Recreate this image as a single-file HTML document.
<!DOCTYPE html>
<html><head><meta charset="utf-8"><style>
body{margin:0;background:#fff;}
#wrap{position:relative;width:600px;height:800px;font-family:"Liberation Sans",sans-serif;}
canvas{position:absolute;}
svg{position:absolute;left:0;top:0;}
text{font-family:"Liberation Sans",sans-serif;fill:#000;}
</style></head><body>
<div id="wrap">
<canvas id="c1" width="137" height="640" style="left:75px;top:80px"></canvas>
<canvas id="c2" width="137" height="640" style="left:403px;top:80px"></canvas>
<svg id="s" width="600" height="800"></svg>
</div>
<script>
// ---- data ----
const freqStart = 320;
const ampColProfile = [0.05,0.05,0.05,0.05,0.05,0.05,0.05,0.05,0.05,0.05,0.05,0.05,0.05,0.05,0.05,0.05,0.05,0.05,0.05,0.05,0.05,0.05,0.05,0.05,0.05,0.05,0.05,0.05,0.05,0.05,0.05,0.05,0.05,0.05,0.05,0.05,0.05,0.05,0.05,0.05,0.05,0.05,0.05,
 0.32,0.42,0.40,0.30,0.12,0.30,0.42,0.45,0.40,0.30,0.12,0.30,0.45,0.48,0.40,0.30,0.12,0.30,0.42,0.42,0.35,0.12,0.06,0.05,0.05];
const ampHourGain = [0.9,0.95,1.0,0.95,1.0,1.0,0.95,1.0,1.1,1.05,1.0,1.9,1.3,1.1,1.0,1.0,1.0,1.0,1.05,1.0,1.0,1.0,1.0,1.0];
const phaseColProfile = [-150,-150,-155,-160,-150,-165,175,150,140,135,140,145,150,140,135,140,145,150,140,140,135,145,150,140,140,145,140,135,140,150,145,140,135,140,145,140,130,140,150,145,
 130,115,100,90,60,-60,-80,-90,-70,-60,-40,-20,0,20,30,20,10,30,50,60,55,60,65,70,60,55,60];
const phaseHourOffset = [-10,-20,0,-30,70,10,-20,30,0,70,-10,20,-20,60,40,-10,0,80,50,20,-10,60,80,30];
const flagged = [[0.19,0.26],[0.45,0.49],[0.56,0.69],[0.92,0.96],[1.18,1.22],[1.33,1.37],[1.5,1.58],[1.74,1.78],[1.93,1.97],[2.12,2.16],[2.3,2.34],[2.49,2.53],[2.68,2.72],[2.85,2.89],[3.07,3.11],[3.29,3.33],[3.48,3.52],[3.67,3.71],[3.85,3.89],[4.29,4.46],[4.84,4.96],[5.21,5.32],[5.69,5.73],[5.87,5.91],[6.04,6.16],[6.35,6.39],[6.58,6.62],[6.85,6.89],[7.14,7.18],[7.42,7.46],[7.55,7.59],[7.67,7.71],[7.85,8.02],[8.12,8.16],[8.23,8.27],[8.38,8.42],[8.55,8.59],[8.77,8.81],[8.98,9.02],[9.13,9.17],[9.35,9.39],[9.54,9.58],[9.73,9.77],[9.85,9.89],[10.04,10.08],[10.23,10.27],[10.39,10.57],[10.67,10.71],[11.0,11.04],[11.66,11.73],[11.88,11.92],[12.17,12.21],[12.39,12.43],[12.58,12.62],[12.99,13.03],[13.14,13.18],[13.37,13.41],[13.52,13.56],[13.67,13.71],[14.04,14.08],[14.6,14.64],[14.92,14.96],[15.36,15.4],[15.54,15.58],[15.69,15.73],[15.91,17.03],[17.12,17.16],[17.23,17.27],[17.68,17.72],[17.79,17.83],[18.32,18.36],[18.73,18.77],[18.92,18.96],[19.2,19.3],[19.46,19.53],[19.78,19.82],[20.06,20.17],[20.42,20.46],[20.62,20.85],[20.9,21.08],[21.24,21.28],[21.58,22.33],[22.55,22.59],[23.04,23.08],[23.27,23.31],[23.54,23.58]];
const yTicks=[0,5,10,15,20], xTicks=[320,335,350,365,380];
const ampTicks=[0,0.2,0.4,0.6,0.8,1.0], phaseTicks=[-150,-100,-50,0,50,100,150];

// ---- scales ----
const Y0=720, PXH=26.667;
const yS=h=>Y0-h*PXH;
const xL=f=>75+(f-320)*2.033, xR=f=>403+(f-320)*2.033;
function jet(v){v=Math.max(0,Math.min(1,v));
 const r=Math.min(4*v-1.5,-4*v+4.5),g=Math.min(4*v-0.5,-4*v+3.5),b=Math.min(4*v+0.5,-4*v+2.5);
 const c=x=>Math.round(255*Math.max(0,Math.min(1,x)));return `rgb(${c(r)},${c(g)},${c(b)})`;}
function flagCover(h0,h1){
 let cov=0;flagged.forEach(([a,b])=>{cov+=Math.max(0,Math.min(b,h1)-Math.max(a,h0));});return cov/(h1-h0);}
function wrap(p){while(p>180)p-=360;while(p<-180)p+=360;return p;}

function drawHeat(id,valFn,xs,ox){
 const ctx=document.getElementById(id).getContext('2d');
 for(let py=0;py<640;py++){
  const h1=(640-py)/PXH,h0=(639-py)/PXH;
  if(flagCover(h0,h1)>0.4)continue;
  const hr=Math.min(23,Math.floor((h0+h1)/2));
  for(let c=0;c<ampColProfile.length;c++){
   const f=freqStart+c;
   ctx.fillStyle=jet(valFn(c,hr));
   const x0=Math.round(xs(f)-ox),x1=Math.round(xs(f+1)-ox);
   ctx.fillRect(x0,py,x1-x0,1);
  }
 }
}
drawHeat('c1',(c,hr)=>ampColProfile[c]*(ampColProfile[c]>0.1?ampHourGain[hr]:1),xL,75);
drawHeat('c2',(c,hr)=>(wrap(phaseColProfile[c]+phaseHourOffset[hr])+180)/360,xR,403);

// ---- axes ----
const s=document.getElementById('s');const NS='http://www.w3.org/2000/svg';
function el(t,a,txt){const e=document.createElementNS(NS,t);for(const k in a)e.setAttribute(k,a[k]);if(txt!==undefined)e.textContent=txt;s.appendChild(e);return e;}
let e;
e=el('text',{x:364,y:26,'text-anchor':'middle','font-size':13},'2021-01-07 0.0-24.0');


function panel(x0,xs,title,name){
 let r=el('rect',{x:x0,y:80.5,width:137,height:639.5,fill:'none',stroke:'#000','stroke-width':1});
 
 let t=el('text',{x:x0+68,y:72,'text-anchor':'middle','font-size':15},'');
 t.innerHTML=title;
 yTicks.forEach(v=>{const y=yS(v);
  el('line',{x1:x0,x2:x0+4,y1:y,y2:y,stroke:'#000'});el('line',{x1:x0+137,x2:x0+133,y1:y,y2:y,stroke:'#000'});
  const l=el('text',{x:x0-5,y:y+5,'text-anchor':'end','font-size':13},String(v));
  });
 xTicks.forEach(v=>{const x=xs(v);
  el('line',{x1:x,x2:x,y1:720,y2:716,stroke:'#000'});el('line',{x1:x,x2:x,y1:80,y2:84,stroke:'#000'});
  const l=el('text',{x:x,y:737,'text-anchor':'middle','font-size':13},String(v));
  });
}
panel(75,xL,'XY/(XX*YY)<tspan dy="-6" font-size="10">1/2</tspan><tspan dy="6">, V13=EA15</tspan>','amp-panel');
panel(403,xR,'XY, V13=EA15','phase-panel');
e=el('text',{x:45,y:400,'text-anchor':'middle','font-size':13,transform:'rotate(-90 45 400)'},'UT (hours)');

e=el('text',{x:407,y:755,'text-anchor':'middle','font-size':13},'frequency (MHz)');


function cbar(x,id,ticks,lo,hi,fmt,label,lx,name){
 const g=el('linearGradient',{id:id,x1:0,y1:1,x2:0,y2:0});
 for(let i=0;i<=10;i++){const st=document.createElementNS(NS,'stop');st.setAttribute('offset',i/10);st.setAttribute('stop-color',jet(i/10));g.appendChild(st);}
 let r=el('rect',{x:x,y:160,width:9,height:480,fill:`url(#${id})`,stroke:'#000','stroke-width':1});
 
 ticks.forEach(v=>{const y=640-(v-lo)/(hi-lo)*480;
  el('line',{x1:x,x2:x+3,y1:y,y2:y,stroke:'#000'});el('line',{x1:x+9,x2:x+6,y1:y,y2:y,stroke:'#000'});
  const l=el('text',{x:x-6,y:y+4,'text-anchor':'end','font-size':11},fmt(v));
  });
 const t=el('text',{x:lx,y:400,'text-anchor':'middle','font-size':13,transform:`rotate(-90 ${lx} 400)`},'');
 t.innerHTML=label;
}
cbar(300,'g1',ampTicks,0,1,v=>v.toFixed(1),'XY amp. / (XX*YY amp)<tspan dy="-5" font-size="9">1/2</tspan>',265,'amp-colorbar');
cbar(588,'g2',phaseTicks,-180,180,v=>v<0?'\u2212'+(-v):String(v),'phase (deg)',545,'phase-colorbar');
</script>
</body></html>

WORK TO BE COMPLETED >> From the listing above, copy all lines holding the word "document".

RESULT FOR THIS TASK >>
Recreate this image as a single-file HTML document.
 const ctx=document.getElementById(id).getContext('2d');
const s=document.getElementById('s');const NS='http://www.w3.org/2000/svg';
function el(t,a,txt){const e=document.createElementNS(NS,t);for(const k in a)e.setAttribute(k,a[k]);if(txt!==undefined)e.textContent=txt;s.appendChild(e);return e;}
 for(let i=0;i<=10;i++){const st=document.createElementNS(NS,'stop');st.setAttribute('offset',i/10);st.setAttribute('stop-color',jet(i/10));g.appendChild(st);}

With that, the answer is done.